The law increases criminal penalties for hazing activities such as forced drug or alcohol consumption. The name refers to Colin Wiant, an Ohio University student who died after he was hazed in 2018.

According to information from the state of Ohio, Collin’s Law makes a number of changes, including but not limited to:

  • Expands the definition of hazing and specifies that hazing may include “coercing another to consume alcohol or a drug of abuse.”
  • Increases the penalty for hazing to a 2nd degree misdemeanor.
  • Expands the list of officials required to report hazing.
  • Widens the scope of those who can be punished for participating in or permitting hazing. (A violation that results in serious harm is a 3rd degree felony.)
  • Requires that those aware of hazing report it to authorities, with penalties up to a 1st degree misdemeanor for failing to do so.
  • Requires the Ohio Department of Higher Education to implement a statewide anti-hazing plan.
  • Requires staff and volunteers at colleges and universities to undergo training on hazing awareness and prevention.

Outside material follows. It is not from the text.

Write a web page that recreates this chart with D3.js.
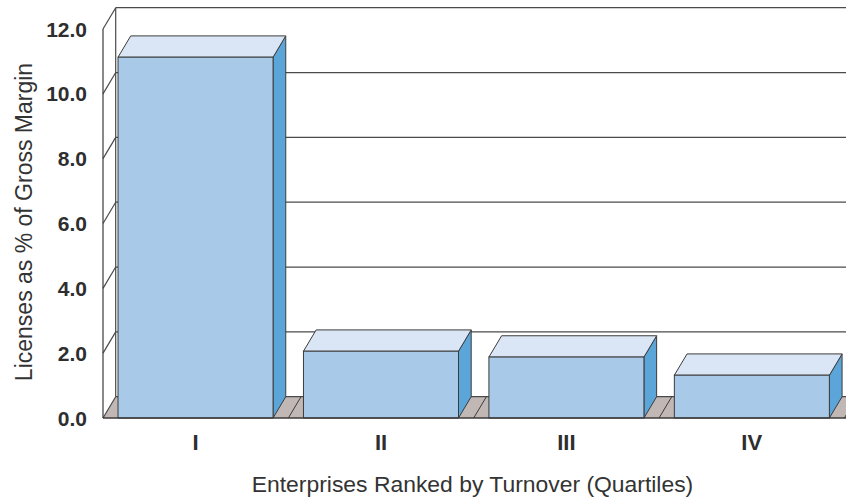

Attention was brought to the law again this year after the hazing death of Bowling Green State University student Stone Foltz, who was forced to drink a handle of liquor as part of a Pi Kappa Alpha hazing ritual in March.

The BGSU students involved are now being criminally charged in connection with his death.

Governor Mike DeWine said Collin’s Law is about accountability and changing the culture on college campuses.

“Simply put -- we cannot tolerate hazing,” Governor DeWine said in his remarks before signing the bill. “I believe Collin’s Law will help change the culture surrounding hazing and save lives.”